A: Yes. Guanyin of the Southern Sea made me realize that there actually have been discussions about the culture of genderfluidity in Asian society. ‘One of the most revered deities in Chinese Buddhism, Guanyin is a goddess of mercy, compassion, and unconditional love. Artspace Magazine states that ‘Before the Song period (960–1279), Guanyin was portrayed with a mustache and distinctively male features, but around the time of the carving of this sculpture, the mustache disappeared and such feminine features as breasts and a softer, rounder face were assumed. Also, my personal experience of wearing gender-neutral clothes and having short hair and thus not being associated with ‘real women’ by my traditional family is a motivation. It made me feel unaccepted and I wished to break the gender norms. Although I identify myself as a woman, I think the concept of genderfluidity will broaden people’s minds and make society more open and diverse when it comes to gender norms.
As a general aesthetic form, what can traditional Asian art culture offer to the creative industry that more mainstream art forms cannot? What makes it so special in your opinion?
A: It can provide a different aesthetic style and angle when talking about the gender issue. Because Asian culture and society are generally seen as more conventional and involving more stringent gender standards compared to the Western world, people don’t often connect Asian traditional arts to more modern opinions like genderfluidity. However, I wish to use it to make people more aware that in Asian cultures, even in the more ancient and traditional societies, there were and still are continuous discussions related to genderfluidity. I also want to make people aware that we can learn from history and tradition to develop a new and modern opinion. The traditional aesthetic elements can produce impactful visuals that will surprise the viewers who never expected the combination of an Asian tradition and the newly developing ideas about gender.
I noticed in the photos that the models are sometimes blindfolded. Is there a reason why you incorporated this feature in the photographs? I feel like there would be some sort of a symbolic meaning behind it.
A: Yes, the blindfold is like the rules within society. It covers people’s eyes from the moment they are born. With the social rules blinding us, we tend to forget our true identities as human beings, that are separate from being a female or a male. Also, people transgressing the binary gender norms can’t find their positions and identities in such a society; they will feel lost and helpless, as if their eyes were being covered, making them blind.
Also, please share with us what it’s like to encounter gender stereotypes, or to interact with people who attempt to break away from it, within the social context of Asia.
A: Taking China as an example, there are various ways in which people try to break the stereotype like various celebrities or Key Opinion Leaders (KOLs), such as Sida Jiang, a Chinese media creator, who posted photos where he wears a long skirt and makeup.
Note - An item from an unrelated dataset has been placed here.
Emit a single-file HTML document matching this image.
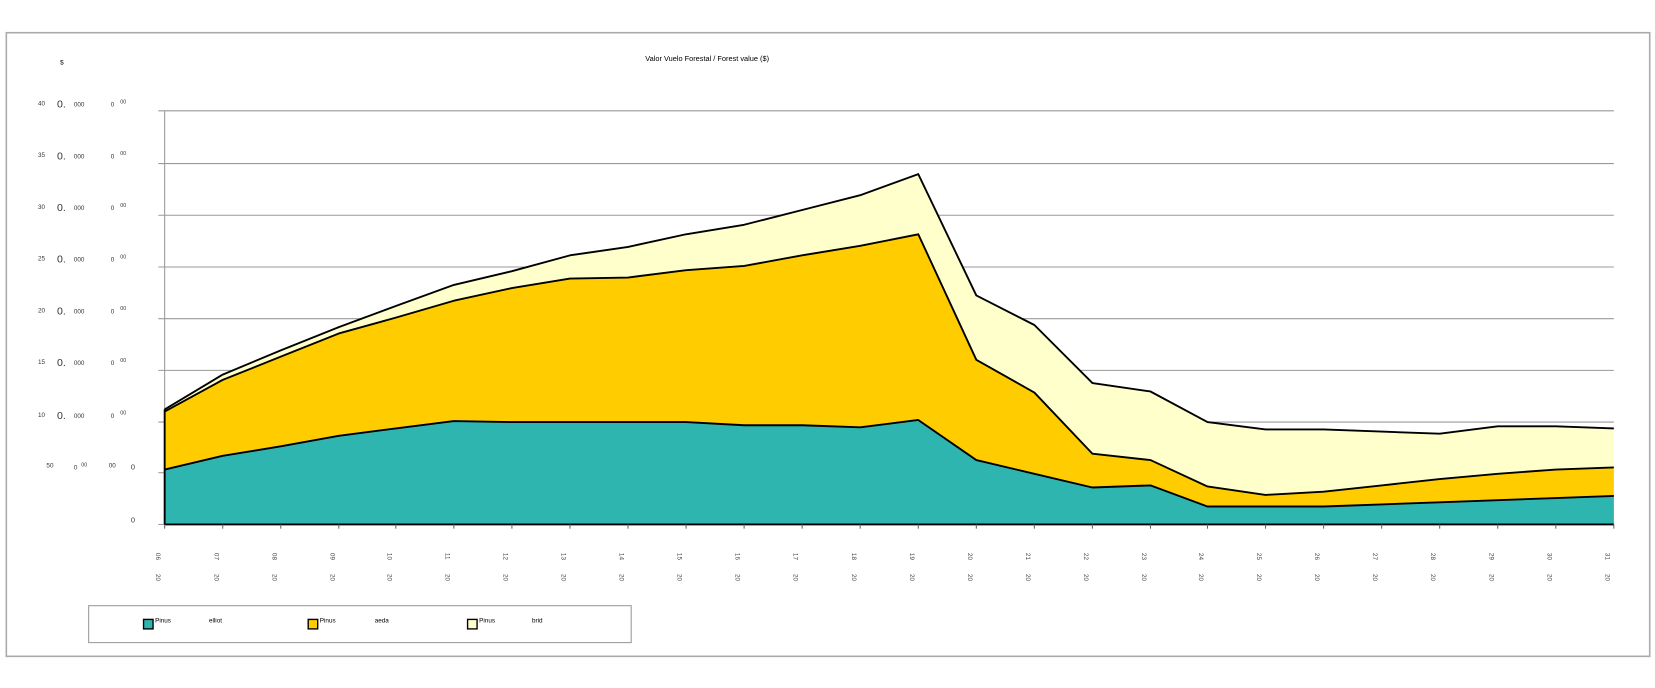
<!DOCTYPE html>
<html><head><meta charset="utf-8"><style>html,body{margin:0;padding:0;background:#fff}svg{display:block}</style></head>
<body>
<svg width="1655" height="688" viewBox="0 0 1568 652" preserveAspectRatio="none" xmlns="http://www.w3.org/2000/svg" font-family="Liberation Sans, sans-serif">
<rect x="0" y="0" width="1568" height="652" fill="#fff"/>
<rect x="6" y="31" width="1557" height="591" fill="none" stroke="#aaa" stroke-width="1.5"/>
<text x="670" y="58" font-size="7" text-anchor="middle" fill="#000">Valor Vuelo Forestal / Forest value ($)</text>
<text x="57" y="61" font-size="6" fill="#000">$</text>
<g stroke="#999" stroke-width="1">
<line x1="150" y1="105" x2="1529" y2="105"/><line x1="150" y1="155" x2="1529" y2="155"/>
<line x1="150" y1="204" x2="1529" y2="204"/><line x1="150" y1="253" x2="1529" y2="253"/>
<line x1="150" y1="302" x2="1529" y2="302"/><line x1="150" y1="351" x2="1529" y2="351"/>
<line x1="150" y1="400" x2="1529" y2="400"/><line x1="150" y1="448" x2="156" y2="448"/>
<line x1="150" y1="497" x2="156" y2="497"/>
<line x1="156" y1="105" x2="156" y2="497"/>
</g>
<polygon fill="#ffffcc" points="156,497 156,388 211,355 266,332 321,310 375,290 430,270 485,257 540,242 595,234 650,222 705,213 760,199 815,185 870,165 925,280 980,308 1035,363 1090,371 1144,400 1199,407 1254,407 1309,409 1364,411 1419,404 1474,404 1529,406 1529,497"/>
<polygon fill="#ffcc00" points="156,497 156,390 211,360 266,338 321,316 375,301 430,285 485,273 540,264 595,263 650,256 705,252 760,242 815,233 870,222 925,341 980,372 1035,430 1090,436 1144,461 1199,469 1254,466 1309,460 1364,454 1419,449 1474,445 1529,443 1529,497"/>
<polygon fill="#2eb5b0" points="156,497 156,445 211,432 266,423 321,413 375,406 430,399 485,400 540,400 595,400 650,400 705,403 760,403 815,405 870,398 925,436 980,449 1035,462 1090,460 1144,480 1199,480 1254,480 1309,478 1364,476 1419,474 1474,472 1529,470 1529,497"/>
<g fill="none" stroke="#000" stroke-width="1.8" stroke-linejoin="round">
<polyline points="156,388 211,355 266,332 321,310 375,290 430,270 485,257 540,242 595,234 650,222 705,213 760,199 815,185 870,165 925,280 980,308 1035,363 1090,371 1144,400 1199,407 1254,407 1309,409 1364,411 1419,404 1474,404 1529,406"/>
<polyline points="156,390 211,360 266,338 321,316 375,301 430,285 485,273 540,264 595,263 650,256 705,252 760,242 815,233 870,222 925,341 980,372 1035,430 1090,436 1144,461 1199,469 1254,466 1309,460 1364,454 1419,449 1474,445 1529,443"/>
<polyline points="156,445 211,432 266,423 321,413 375,406 430,399 485,400 540,400 595,400 650,400 705,403 760,403 815,405 870,398 925,436 980,449 1035,462 1090,460 1144,480 1199,480 1254,480 1309,478 1364,476 1419,474 1474,472 1529,470"/>
<polyline points="156,497 156,388"/>
<line x1="156" y1="497" x2="1529" y2="497"/>
</g>
<g fill="#333" font-size="6">
<text x="36" y="100">40</text><text x="36" y="149">35</text><text x="36" y="198">30</text><text x="36" y="247">25</text><text x="36" y="296">20</text><text x="36" y="345">15</text><text x="36" y="395">10</text>
<text x="70" y="101">000</text><text x="70" y="150">000</text><text x="70" y="199">000</text><text x="70" y="248">000</text><text x="70" y="297">000</text><text x="70" y="346">000</text><text x="70" y="396">000</text>
<text x="105" y="101">0</text><text x="105" y="150">0</text><text x="105" y="199">0</text><text x="105" y="248">0</text><text x="105" y="297">0</text><text x="105" y="346">0</text><text x="105" y="396">0</text>
<text x="114" y="98" font-size="5">00</text><text x="114" y="147" font-size="5">00</text><text x="114" y="196" font-size="5">00</text><text x="114" y="245" font-size="5">00</text><text x="114" y="294" font-size="5">00</text><text x="114" y="343" font-size="5">00</text><text x="114" y="393" font-size="5">00</text>
<text x="44" y="443">50</text><text x="70" y="445">0</text><text x="77" y="442" font-size="5">00</text><text x="103" y="443">00</text><text x="124" y="445" font-size="7">0</text>
<text x="124" y="495" font-size="7">0</text>
</g>
<g fill="#333" font-size="10">
<text x="54" y="102">0.</text><text x="54" y="151">0.</text><text x="54" y="200">0.</text><text x="54" y="249">0.</text><text x="54" y="298">0.</text><text x="54" y="347">0.</text><text x="54" y="397">0.</text>
</g>
<g stroke="#666">
<line x1="156" y1="497" x2="156" y2="501"/><line x1="211" y1="497" x2="211" y2="501"/><line x1="266" y1="497" x2="266" y2="501"/><line x1="321" y1="497" x2="321" y2="501"/><line x1="375" y1="497" x2="375" y2="501"/><line x1="430" y1="497" x2="430" y2="501"/><line x1="485" y1="497" x2="485" y2="501"/><line x1="540" y1="497" x2="540" y2="501"/><line x1="595" y1="497" x2="595" y2="501"/><line x1="650" y1="497" x2="650" y2="501"/><line x1="705" y1="497" x2="705" y2="501"/><line x1="760" y1="497" x2="760" y2="501"/><line x1="815" y1="497" x2="815" y2="501"/><line x1="870" y1="497" x2="870" y2="501"/><line x1="925" y1="497" x2="925" y2="501"/><line x1="980" y1="497" x2="980" y2="501"/><line x1="1035" y1="497" x2="1035" y2="501"/><line x1="1090" y1="497" x2="1090" y2="501"/><line x1="1144" y1="497" x2="1144" y2="501"/><line x1="1199" y1="497" x2="1199" y2="501"/><line x1="1254" y1="497" x2="1254" y2="501"/><line x1="1309" y1="497" x2="1309" y2="501"/><line x1="1364" y1="497" x2="1364" y2="501"/><line x1="1419" y1="497" x2="1419" y2="501"/><line x1="1474" y1="497" x2="1474" y2="501"/><line x1="1529" y1="497" x2="1529" y2="501"/>
</g>
<g fill="#444" font-size="6">
<text transform="translate(148,524) rotate(90)">06</text><text transform="translate(203,524) rotate(90)">07</text><text transform="translate(258,524) rotate(90)">08</text><text transform="translate(313,524) rotate(90)">09</text><text transform="translate(367,524) rotate(90)">10</text><text transform="translate(422,524) rotate(90)">11</text><text transform="translate(477,524) rotate(90)">12</text><text transform="translate(532,524) rotate(90)">13</text><text transform="translate(587,524) rotate(90)">14</text><text transform="translate(642,524) rotate(90)">15</text><text transform="translate(697,524) rotate(90)">16</text><text transform="translate(752,524) rotate(90)">17</text><text transform="translate(807,524) rotate(90)">18</text><text transform="translate(862,524) rotate(90)">19</text><text transform="translate(917,524) rotate(90)">20</text><text transform="translate(972,524) rotate(90)">21</text><text transform="translate(1027,524) rotate(90)">22</text><text transform="translate(1082,524) rotate(90)">23</text><text transform="translate(1136,524) rotate(90)">24</text><text transform="translate(1191,524) rotate(90)">25</text><text transform="translate(1246,524) rotate(90)">26</text><text transform="translate(1301,524) rotate(90)">27</text><text transform="translate(1356,524) rotate(90)">28</text><text transform="translate(1411,524) rotate(90)">29</text><text transform="translate(1466,524) rotate(90)">30</text><text transform="translate(1521,524) rotate(90)">31</text>
<text transform="translate(148,544) rotate(90)">20</text><text transform="translate(203,544) rotate(90)">20</text><text transform="translate(258,544) rotate(90)">20</text><text transform="translate(313,544) rotate(90)">20</text><text transform="translate(367,544) rotate(90)">20</text><text transform="translate(422,544) rotate(90)">20</text><text transform="translate(477,544) rotate(90)">20</text><text transform="translate(532,544) rotate(90)">20</text><text transform="translate(587,544) rotate(90)">20</text><text transform="translate(642,544) rotate(90)">20</text><text transform="translate(697,544) rotate(90)">20</text><text transform="translate(752,544) rotate(90)">20</text><text transform="translate(807,544) rotate(90)">20</text><text transform="translate(862,544) rotate(90)">20</text><text transform="translate(917,544) rotate(90)">20</text><text transform="translate(972,544) rotate(90)">20</text><text transform="translate(1027,544) rotate(90)">20</text><text transform="translate(1082,544) rotate(90)">20</text><text transform="translate(1136,544) rotate(90)">20</text><text transform="translate(1191,544) rotate(90)">20</text><text transform="translate(1246,544) rotate(90)">20</text><text transform="translate(1301,544) rotate(90)">20</text><text transform="translate(1356,544) rotate(90)">20</text><text transform="translate(1411,544) rotate(90)">20</text><text transform="translate(1466,544) rotate(90)">20</text><text transform="translate(1521,544) rotate(90)">20</text>
</g>
<rect x="84" y="574" width="514" height="35" fill="none" stroke="#999"/>
<rect x="136" y="587" width="9" height="9" fill="#2eb5b0" stroke="#000" stroke-width="1.3"/>
<rect x="292" y="587" width="9" height="9" fill="#ffcc00" stroke="#000" stroke-width="1.3"/>
<rect x="443" y="587" width="9" height="9" fill="#ffffcc" stroke="#000" stroke-width="1.3"/>
<g font-size="6" fill="#000"><text x="147" y="590">Pinus</text><text x="198" y="590">elliot</text><text x="303" y="590">Pinus</text><text x="355" y="590">aeda</text><text x="454" y="590">Pinus</text><text x="504" y="590">brid</text></g>
</svg>
</body></html>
It causes controversial discussions within the Chinese social media platforms, which shows how brave he was in expressing himself. The discussion is a good development- more and more people will notice and think about the issue of gender norms. Also, some charities and non-profit organizations of LGBTQ+ contribute, such as Beijing LGBT Centre and OutChina. They convey the more diverse and inclusive gender culture to the society through public media content and activities that help people find and accept their ideal identities without the restrictions of binary norms.
Yes, Asian societies tend to be more conservative. Yes, they may be more unforgiving towards social concepts that betray the standards and rules upon which their conservative society is built. Ironically though, their ancient traditions and aesthetic cultures tend to be much more in tune with the current discussions of gender, identity, and freedom. Yiwen speculates that this may be because ancient cultures were more aligned with the idea of the essence of the human and what is natural. Dividing genders and imposing specific characteristics upon them is, in fact, far from what they advocated for.